# DATA SEGMENT
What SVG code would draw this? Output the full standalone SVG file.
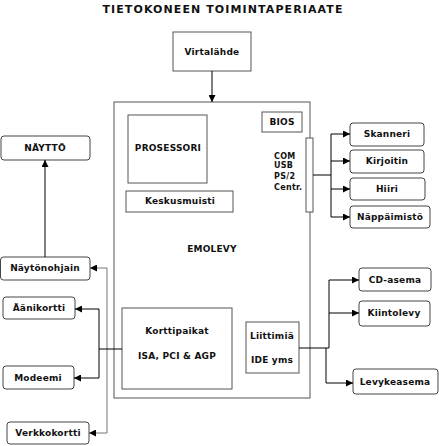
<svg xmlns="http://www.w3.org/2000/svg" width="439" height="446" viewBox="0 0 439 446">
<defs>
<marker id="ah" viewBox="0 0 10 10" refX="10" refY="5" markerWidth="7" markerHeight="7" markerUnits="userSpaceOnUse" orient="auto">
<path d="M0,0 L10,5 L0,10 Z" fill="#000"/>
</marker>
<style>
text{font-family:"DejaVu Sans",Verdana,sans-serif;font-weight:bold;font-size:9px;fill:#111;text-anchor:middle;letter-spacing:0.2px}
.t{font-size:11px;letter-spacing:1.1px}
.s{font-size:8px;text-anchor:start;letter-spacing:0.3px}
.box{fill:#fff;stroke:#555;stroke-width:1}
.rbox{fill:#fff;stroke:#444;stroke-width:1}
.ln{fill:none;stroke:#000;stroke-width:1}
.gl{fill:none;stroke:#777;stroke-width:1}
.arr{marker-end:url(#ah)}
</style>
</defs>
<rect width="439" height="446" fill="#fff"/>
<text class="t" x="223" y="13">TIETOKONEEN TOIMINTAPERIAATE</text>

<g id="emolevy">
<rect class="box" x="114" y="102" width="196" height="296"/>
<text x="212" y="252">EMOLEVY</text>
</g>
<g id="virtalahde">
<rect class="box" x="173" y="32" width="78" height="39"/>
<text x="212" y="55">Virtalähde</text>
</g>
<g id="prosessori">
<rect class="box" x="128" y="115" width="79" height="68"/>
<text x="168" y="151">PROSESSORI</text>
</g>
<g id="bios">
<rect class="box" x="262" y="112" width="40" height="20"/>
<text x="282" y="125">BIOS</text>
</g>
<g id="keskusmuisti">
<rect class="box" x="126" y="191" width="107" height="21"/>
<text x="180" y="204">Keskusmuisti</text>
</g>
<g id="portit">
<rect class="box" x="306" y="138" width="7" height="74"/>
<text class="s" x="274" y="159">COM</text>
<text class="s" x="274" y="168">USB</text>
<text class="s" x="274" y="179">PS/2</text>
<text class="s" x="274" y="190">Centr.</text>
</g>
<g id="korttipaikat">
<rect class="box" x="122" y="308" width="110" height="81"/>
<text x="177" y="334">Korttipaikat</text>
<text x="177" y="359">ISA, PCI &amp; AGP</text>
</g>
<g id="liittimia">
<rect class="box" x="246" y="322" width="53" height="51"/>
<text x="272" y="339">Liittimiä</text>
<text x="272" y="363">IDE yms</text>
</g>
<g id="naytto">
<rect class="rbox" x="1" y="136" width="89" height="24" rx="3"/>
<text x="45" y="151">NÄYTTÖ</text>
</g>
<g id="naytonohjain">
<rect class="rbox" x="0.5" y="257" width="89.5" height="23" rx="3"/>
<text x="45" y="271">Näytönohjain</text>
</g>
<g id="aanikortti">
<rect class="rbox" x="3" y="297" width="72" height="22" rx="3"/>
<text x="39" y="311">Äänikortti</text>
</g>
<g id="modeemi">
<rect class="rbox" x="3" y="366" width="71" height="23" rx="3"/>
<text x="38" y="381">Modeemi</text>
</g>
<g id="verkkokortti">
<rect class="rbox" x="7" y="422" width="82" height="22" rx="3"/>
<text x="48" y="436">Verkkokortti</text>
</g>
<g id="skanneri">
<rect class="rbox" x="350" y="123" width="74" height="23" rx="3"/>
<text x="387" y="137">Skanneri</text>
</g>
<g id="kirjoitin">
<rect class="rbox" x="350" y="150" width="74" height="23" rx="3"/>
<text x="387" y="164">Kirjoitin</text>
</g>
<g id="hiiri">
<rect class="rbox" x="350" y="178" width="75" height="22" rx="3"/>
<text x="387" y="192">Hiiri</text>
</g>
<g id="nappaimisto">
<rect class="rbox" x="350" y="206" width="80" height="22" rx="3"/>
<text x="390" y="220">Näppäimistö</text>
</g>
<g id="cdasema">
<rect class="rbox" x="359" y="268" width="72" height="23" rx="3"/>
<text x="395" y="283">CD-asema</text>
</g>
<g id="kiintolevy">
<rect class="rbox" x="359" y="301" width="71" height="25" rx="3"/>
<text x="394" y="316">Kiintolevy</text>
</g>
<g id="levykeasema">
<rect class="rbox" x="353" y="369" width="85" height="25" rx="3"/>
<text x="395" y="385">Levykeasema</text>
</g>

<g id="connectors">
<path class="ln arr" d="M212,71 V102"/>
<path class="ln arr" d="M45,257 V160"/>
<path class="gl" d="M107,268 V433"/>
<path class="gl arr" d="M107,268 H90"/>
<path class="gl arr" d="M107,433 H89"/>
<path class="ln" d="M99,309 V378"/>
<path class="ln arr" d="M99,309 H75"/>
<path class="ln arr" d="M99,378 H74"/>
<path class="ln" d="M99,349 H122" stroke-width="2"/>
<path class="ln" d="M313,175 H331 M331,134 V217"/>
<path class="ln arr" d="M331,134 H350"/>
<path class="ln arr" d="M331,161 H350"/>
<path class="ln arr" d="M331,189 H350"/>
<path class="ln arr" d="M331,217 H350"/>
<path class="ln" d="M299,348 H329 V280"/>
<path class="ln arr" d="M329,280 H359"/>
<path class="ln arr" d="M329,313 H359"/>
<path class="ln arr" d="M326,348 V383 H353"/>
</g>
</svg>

# WRITTEN TASK
Exclude the pictures. Write out the remaining data exactly.

# CORRECT RESULT
What SVG code would draw this? Output the full standalone SVG file.
<svg xmlns="http://www.w3.org/2000/svg" width="439" height="446" viewBox="0 0 439 446">
<defs>
<marker id="ah" viewBox="0 0 10 10" refX="10" refY="5" markerWidth="7" markerHeight="7" markerUnits="userSpaceOnUse" orient="auto">
<path d="M0,0 L10,5 L0,10 Z" fill="#000"/>
</marker>
<style>
text{font-family:"DejaVu Sans",Verdana,sans-serif;font-weight:bold;font-size:9px;fill:#111;text-anchor:middle;letter-spacing:0.2px}
.t{font-size:11px;letter-spacing:1.1px}
.s{font-size:8px;text-anchor:start;letter-spacing:0.3px}
.box{fill:#fff;stroke:#555;stroke-width:1}
.rbox{fill:#fff;stroke:#444;stroke-width:1}
.ln{fill:none;stroke:#000;stroke-width:1}
.gl{fill:none;stroke:#777;stroke-width:1}
.arr{marker-end:url(#ah)}
</style>
</defs>
<rect width="439" height="446" fill="#fff"/>
<text class="t" x="223" y="13">TIETOKONEEN TOIMINTAPERIAATE</text>

<g id="emolevy">
<rect class="box" x="114" y="102" width="196" height="296"/>
<text x="212" y="252">EMOLEVY</text>
</g>
<g id="virtalahde">
<rect class="box" x="173" y="32" width="78" height="39"/>
<text x="212" y="55">Virtalähde</text>
</g>
<g id="prosessori">
<rect class="box" x="128" y="115" width="79" height="68"/>
<text x="168" y="151">PROSESSORI</text>
</g>
<g id="bios">
<rect class="box" x="262" y="112" width="40" height="20"/>
<text x="282" y="125">BIOS</text>
</g>
<g id="keskusmuisti">
<rect class="box" x="126" y="191" width="107" height="21"/>
<text x="180" y="204">Keskusmuisti</text>
</g>
<g id="portit">
<rect class="box" x="306" y="138" width="7" height="74"/>
<text class="s" x="274" y="159">COM</text>
<text class="s" x="274" y="168">USB</text>
<text class="s" x="274" y="179">PS/2</text>
<text class="s" x="274" y="190">Centr.</text>
</g>
<g id="korttipaikat">
<rect class="box" x="122" y="308" width="110" height="81"/>
<text x="177" y="334">Korttipaikat</text>
<text x="177" y="359">ISA, PCI &amp; AGP</text>
</g>
<g id="liittimia">
<rect class="box" x="246" y="322" width="53" height="51"/>
<text x="272" y="339">Liittimiä</text>
<text x="272" y="363">IDE yms</text>
</g>
<g id="naytto">
<rect class="rbox" x="1" y="136" width="89" height="24" rx="3"/>
<text x="45" y="151">NÄYTTÖ</text>
</g>
<g id="naytonohjain">
<rect class="rbox" x="0.5" y="257" width="89.5" height="23" rx="3"/>
<text x="45" y="271">Näytönohjain</text>
</g>
<g id="aanikortti">
<rect class="rbox" x="3" y="297" width="72" height="22" rx="3"/>
<text x="39" y="311">Äänikortti</text>
</g>
<g id="modeemi">
<rect class="rbox" x="3" y="366" width="71" height="23" rx="3"/>
<text x="38" y="381">Modeemi</text>
</g>
<g id="verkkokortti">
<rect class="rbox" x="7" y="422" width="82" height="22" rx="3"/>
<text x="48" y="436">Verkkokortti</text>
</g>
<g id="skanneri">
<rect class="rbox" x="350" y="123" width="74" height="23" rx="3"/>
<text x="387" y="137">Skanneri</text>
</g>
<g id="kirjoitin">
<rect class="rbox" x="350" y="150" width="74" height="23" rx="3"/>
<text x="387" y="164">Kirjoitin</text>
</g>
<g id="hiiri">
<rect class="rbox" x="350" y="178" width="75" height="22" rx="3"/>
<text x="387" y="192">Hiiri</text>
</g>
<g id="nappaimisto">
<rect class="rbox" x="350" y="206" width="80" height="22" rx="3"/>
<text x="390" y="220">Näppäimistö</text>
</g>
<g id="cdasema">
<rect class="rbox" x="359" y="268" width="72" height="23" rx="3"/>
<text x="395" y="283">CD-asema</text>
</g>
<g id="kiintolevy">
<rect class="rbox" x="359" y="301" width="71" height="25" rx="3"/>
<text x="394" y="316">Kiintolevy</text>
</g>
<g id="levykeasema">
<rect class="rbox" x="353" y="369" width="85" height="25" rx="3"/>
<text x="395" y="385">Levykeasema</text>
</g>

<g id="connectors">
<path class="ln arr" d="M212,71 V102"/>
<path class="ln arr" d="M45,257 V160"/>
<path class="gl" d="M107,268 V433"/>
<path class="gl arr" d="M107,268 H90"/>
<path class="gl arr" d="M107,433 H89"/>
<path class="ln" d="M99,309 V378"/>
<path class="ln arr" d="M99,309 H75"/>
<path class="ln arr" d="M99,378 H74"/>
<path class="ln" d="M99,349 H122" stroke-width="2"/>
<path class="ln" d="M313,175 H331 M331,134 V217"/>
<path class="ln arr" d="M331,134 H350"/>
<path class="ln arr" d="M331,161 H350"/>
<path class="ln arr" d="M331,189 H350"/>
<path class="ln arr" d="M331,217 H350"/>
<path class="ln" d="M299,348 H329 V280"/>
<path class="ln arr" d="M329,280 H359"/>
<path class="ln arr" d="M329,313 H359"/>
<path class="ln arr" d="M326,348 V383 H353"/>
</g>
</svg>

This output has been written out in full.